In terms of April's question, it doesn't matter whether you're talking about a card for a sole proprietorship that uses your name as the business name or a card for your LLC that uses a business name. All small business card applications are approved using your personal social security number and credit report, meaning the application process works the same way whether you're applying for a card for an established LLC or a small and informal sole proprietorship.
We'll talk about the exceptions to this rule in a moment, but the same reason most business cards don't count towards one of your 5/24 slots is the same reason they're great for businesses with high expenses. Simply put, most business credit cards don't show up on your personal credit report. When you open the account a credit inquiry will show up on your report, but the account itself (and importantly, the utilization ratio) does not. This means that your business can spend tens or even hundreds of thousands of dollars a month without it affecting your personal credit.
Because most business credit cards don't appear on your personal credit report, they don't show up as a new account in Chase's system and they don't count against your 5/24 status. Interestingly enough, even Chase's own business cards like the Ink Business Preferred Credit Card don't add to your 5/24 score.
However, if you open a business credit card issued by Capital One, Discover or TD Bank, these do report to your personal credit report and count as one of your 5/24 slots. This is true whether you open it as a sole proprietorship with the business name matching your name, or as an LLC with a different business name.

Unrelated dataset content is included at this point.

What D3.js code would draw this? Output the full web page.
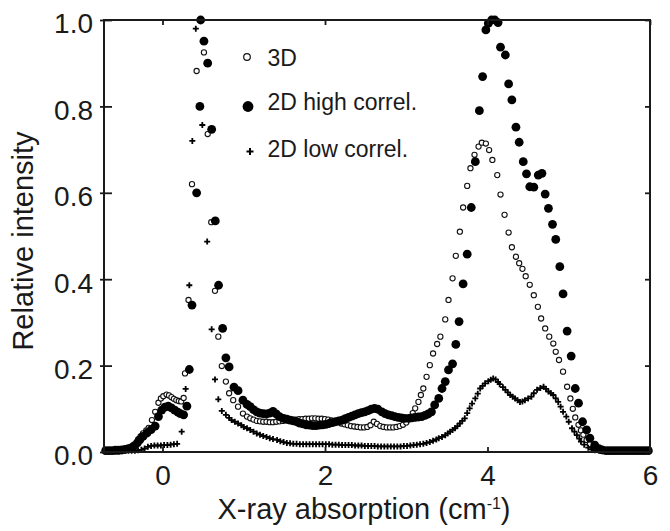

While April is right to be cautious about calculating her 5/24 standing with Chase, it doesn't matter if she opens business cards under her LLC name or as a sole proprietor using her name for the business name. All that matters is whether she's applying for a business card from one of the issuers (Capital One, Discover or TD Bank) who are known to report business cards to your personal credit report. If so, the card will take up one of her 5/24 slots but if it's from any other issuer she'll be fine.